Trump Adviser Claims China Sent 'Weaponized Virus,' Calls Joe Biden the 'Candidate of the Chinese Communist Party'

White House adviser Peter Navarro claimed on Sunday that China sent a "weaponized virus" to target the U.S., while also referring to Democratic presidential hopeful Joe Biden as the "candidate of the Chinese Communist Party."

"We were cruising along until the Chinese Communist Party basically hit us with that deadly virus, that weaponized virus," Navarro, an adviser to President Donald Trump for trade and manufacturing policy, told Fox News. "And I don't think it's any coincidence that the first year that China had a down economy was the same year now that they're coming after us in all sorts of ways."

"And Joe Biden is the candidate of the Chinese Communist Party," he claimed. "Trump, buy American. Biden, buy China." There is no evidence to suggest that Biden is supported by China's government.

Donald Trump and Peter Navarro
White House Trade and Manufacturing Policy Director Peter Navarro speaks as President Donald Trump and Secretary of Education Betsy DeVos listen during a briefing on the coronavirus pandemic at the White House on March 27 in Washington, D.C. Drew Angerer/Getty

Newsweek reached out to the Chinese embassy in Washington, D.C. and Biden's campaign for comment, but did not receive responses by the time of publication.

Scientists have dismissed the possibility that the novel coronavirus pandemic was created in a lab and intentionally released to harm the U.S. While they have not ruled out that it could have possibly leaked unintentionally from a lab in China, many believe this is unlikely and it's more realistic to assume the virus was transmitted to humans through natural means.

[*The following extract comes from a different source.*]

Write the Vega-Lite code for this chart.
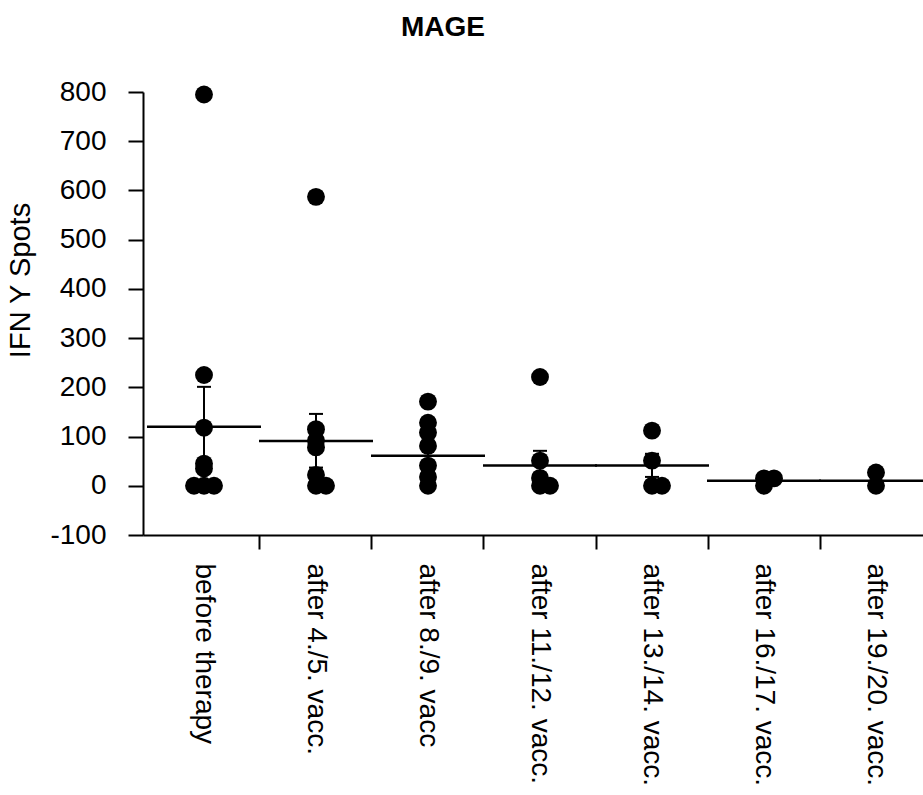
{
  "$schema": "https://vega.github.io/schema/vega-lite/v6.json",
  "autosize": {"type": "none"},
  "width": 794,
  "height": 443,
  "padding": {"left": 143, "top": 92, "right": 0, "bottom": 260},
  "background": "white",
  "config": {"view": {"stroke": null}, "font": "Liberation Sans"},
  "title": {"text": "MAGE", "fontSize": 28, "fontWeight": "bold", "color": "black", "anchor": "middle", "frame": "group", "dx": -97, "offset": 36, "font": "Liberation Sans"},
  "datasets": {
    "points": [
      {"stage": "before therapy", "spots": 795},
      {"stage": "before therapy", "spots": 225},
      {"stage": "before therapy", "spots": 118},
      {"stage": "before therapy", "spots": 45},
      {"stage": "before therapy", "spots": 35},
      {"stage": "before therapy", "spots": 0},
      {"stage": "before therapy", "spots": 0},
      {"stage": "before therapy", "spots": 0},
      {"stage": "after 4./5. vacc.", "spots": 587},
      {"stage": "after 4./5. vacc.", "spots": 115},
      {"stage": "after 4./5. vacc.", "spots": 92},
      {"stage": "after 4./5. vacc.", "spots": 78},
      {"stage": "after 4./5. vacc.", "spots": 22},
      {"stage": "after 4./5. vacc.", "spots": 0},
      {"stage": "after 4./5. vacc.", "spots": 0},
      {"stage": "after 8./9. vacc", "spots": 171},
      {"stage": "after 8./9. vacc", "spots": 128},
      {"stage": "after 8./9. vacc", "spots": 108},
      {"stage": "after 8./9. vacc", "spots": 81},
      {"stage": "after 8./9. vacc", "spots": 41},
      {"stage": "after 8./9. vacc", "spots": 18},
      {"stage": "after 8./9. vacc", "spots": 0},
      {"stage": "after 11./12. vacc.", "spots": 221},
      {"stage": "after 11./12. vacc.", "spots": 51},
      {"stage": "after 11./12. vacc.", "spots": 16},
      {"stage": "after 11./12. vacc.", "spots": 0},
      {"stage": "after 11./12. vacc.", "spots": 0},
      {"stage": "after 13./14. vacc.", "spots": 112},
      {"stage": "after 13./14. vacc.", "spots": 51},
      {"stage": "after 13./14. vacc.", "spots": 0},
      {"stage": "after 13./14. vacc.", "spots": 0},
      {"stage": "after 16./17. vacc.", "spots": 15},
      {"stage": "after 16./17. vacc.", "spots": 15},
      {"stage": "after 16./17. vacc.", "spots": 0},
      {"stage": "after 19./20. vacc.", "spots": 27},
      {"stage": "after 19./20. vacc.", "spots": 0}
    ],
    "summary": [
      {"stage": "before therapy", "mean": 120, "lo": 39, "hi": 201},
      {"stage": "after 4./5. vacc.", "mean": 91, "lo": 37, "hi": 146},
      {"stage": "after 8./9. vacc", "mean": 61, "lo": 36, "hi": 86},
      {"stage": "after 11./12. vacc.", "mean": 41, "lo": 11, "hi": 71},
      {"stage": "after 13./14. vacc.", "mean": 41, "lo": 18, "hi": 65},
      {"stage": "after 16./17. vacc.", "mean": 10, "lo": 5, "hi": 15},
      {"stage": "after 19./20. vacc.", "mean": 10, "lo": 2, "hi": 18}
    ]
  },
  "layer": [
    {
      "data": {"name": "summary"},
      "mark": {"type": "tick", "size": 114, "thickness": 2.5, "color": "black", "opacity": 1},
      "encoding": {
        "x": {
          "field": "stage", "type": "nominal",
          "sort": ["before therapy", "after 4./5. vacc.", "after 8./9. vacc", "after 11./12. vacc.", "after 13./14. vacc.", "after 16./17. vacc.", "after 19./20. vacc."],
          "scale": {"type": "band", "paddingInner": 0, "paddingOuter": 0.0446},
          "axis": {
            "title": null, "labelAngle": 90, "labelFontSize": 28, "labelColor": "black", "labelPadding": 14,
            "labelLimit": 0, "tickSize": 14, "tickWidth": 2, "tickColor": "black",
            "domainColor": "black", "domainWidth": 2, "bandPosition": 0,
            "tickOpacity": {"condition": {"test": "datum.value === 'before therapy'", "value": 0}, "value": 1}
          }
        },
        "y": {
          "field": "mean", "type": "quantitative",
          "scale": {"domain": [-100, 800], "nice": false, "zero": false},
          "axis": {
            "title": "IFN Y Spots", "titleFontSize": 29, "titleFontWeight": "normal", "titleColor": "black",
            "titleX": -108, "titleY": 188,
            "values": [-100, 0, 100, 200, 300, 400, 500, 600, 700, 800],
            "labelExpr": "datum.value < 0 ? '-' + abs(datum.value) : datum.label",
            "labelFontSize": 28, "labelColor": "black", "labelPadding": 22,
            "tickSize": 15, "tickWidth": 2, "tickColor": "black",
            "domainColor": "black", "domainWidth": 2, "grid": false
          }
        }
      }
    },
    {
      "data": {"name": "summary"},
      "mark": {"type": "rule", "strokeWidth": 2, "color": "black"},
      "encoding": {
        "x": {"field": "stage", "type": "nominal", "sort": ["before therapy", "after 4./5. vacc.", "after 8./9. vacc", "after 11./12. vacc.", "after 13./14. vacc.", "after 16./17. vacc.", "after 19./20. vacc."]},
        "y": {"field": "lo", "type": "quantitative"},
        "y2": {"field": "hi"}
      }
    },
    {
      "data": {"name": "summary"},
      "mark": {"type": "tick", "size": 14, "thickness": 2, "color": "black", "opacity": 1},
      "encoding": {
        "x": {"field": "stage", "type": "nominal", "sort": ["before therapy", "after 4./5. vacc.", "after 8./9. vacc", "after 11./12. vacc.", "after 13./14. vacc.", "after 16./17. vacc.", "after 19./20. vacc."]},
        "y": {"field": "hi", "type": "quantitative"}
      }
    },
    {
      "data": {"name": "summary"},
      "mark": {"type": "tick", "size": 14, "thickness": 2, "color": "black", "opacity": 1},
      "encoding": {
        "x": {"field": "stage", "type": "nominal", "sort": ["before therapy", "after 4./5. vacc.", "after 8./9. vacc", "after 11./12. vacc.", "after 13./14. vacc.", "after 16./17. vacc.", "after 19./20. vacc."]},
        "y": {"field": "lo", "type": "quantitative"}
      }
    },
    {
      "data": {"name": "points"},
      "transform": [
        {"window": [{"op": "row_number", "as": "k"}], "groupby": ["stage", "spots"]},
        {"filter": "datum.k === 1"}
      ],
      "mark": {"type": "circle", "size": 320, "color": "black", "opacity": 1},
      "encoding": {
        "x": {"field": "stage", "type": "nominal", "sort": ["before therapy", "after 4./5. vacc.", "after 8./9. vacc", "after 11./12. vacc.", "after 13./14. vacc.", "after 16./17. vacc.", "after 19./20. vacc."]},
        "y": {"field": "spots", "type": "quantitative"}
      }
    },
    {
      "data": {"name": "points"},
      "transform": [
        {"window": [{"op": "row_number", "as": "k"}], "groupby": ["stage", "spots"]},
        {"filter": "datum.k === 2"}
      ],
      "mark": {"type": "circle", "size": 320, "color": "black", "opacity": 1},
      "encoding": {
        "x": {"field": "stage", "type": "nominal", "sort": ["before therapy", "after 4./5. vacc.", "after 8./9. vacc", "after 11./12. vacc.", "after 13./14. vacc.", "after 16./17. vacc.", "after 19./20. vacc."]},
        "xOffset": {"value": 66},
        "y": {"field": "spots", "type": "quantitative"}
      }
    },
    {
      "data": {"name": "points"},
      "transform": [
        {"window": [{"op": "row_number", "as": "k"}], "groupby": ["stage", "spots"]},
        {"filter": "datum.k === 3"}
      ],
      "mark": {"type": "circle", "size": 320, "color": "black", "opacity": 1},
      "encoding": {
        "x": {"field": "stage", "type": "nominal", "sort": ["before therapy", "after 4./5. vacc.", "after 8./9. vacc", "after 11./12. vacc.", "after 13./14. vacc.", "after 16./17. vacc.", "after 19./20. vacc."]},
        "xOffset": {"value": 46},
        "y": {"field": "spots", "type": "quantitative"}
      }
    }
  ]
}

"There are lots of data and lots of evidence, as well as previous examples of this coming from nature," Kristian Andersen, Ph.D., a professor in the Department of Immunology and Microbiology at Scripps Research Institute in La Jolla, California, told the Center for Infectious Disease Research and Policy at the University of Minnesota in May. "We have exactly zero evidence or data of this having any connection to a lab," he said.

But the Trump administration has repeatedly suggested that there is evidence to link the start of the pandemic to a Chinese lab, without providing that evidence to the public. China has adamantly denied these claims, saying that the U.S. officials are attempting to deflect blame for the Trump administration's own bungled response to the outbreak. The U.S. continues to be the country with the highest number of infections and deaths due to the pandemic, with new cases surging nationwide as most European and East Asian nations have largely subdued their outbreaks.

The novel coronavirus pandemic began in China last November and spread around the world within several months. Chinese officials in Wuhan, where the virus emerged, initially covered up the outbreak, which public health experts have said allowed the outbreak to spread unmitigated. But the Chinese government eventually moved in to curb the spread of the virus, implementing stringent lockdown measures and widespread testing to trace new infections.

Now, as the pandemic has spread around the world, China has reported just over 85,000 confirmed infections and 4,641 deaths, according to a tracker updated by Johns Hopkins University. Comparatively, the U.S. now has confirmed more than 3.2 million infections and more than 135,000 deaths.

Correction 6:19 PM ET: This article has been corrected to say that Navarro's remarks were made to Fox News, not Fox Business.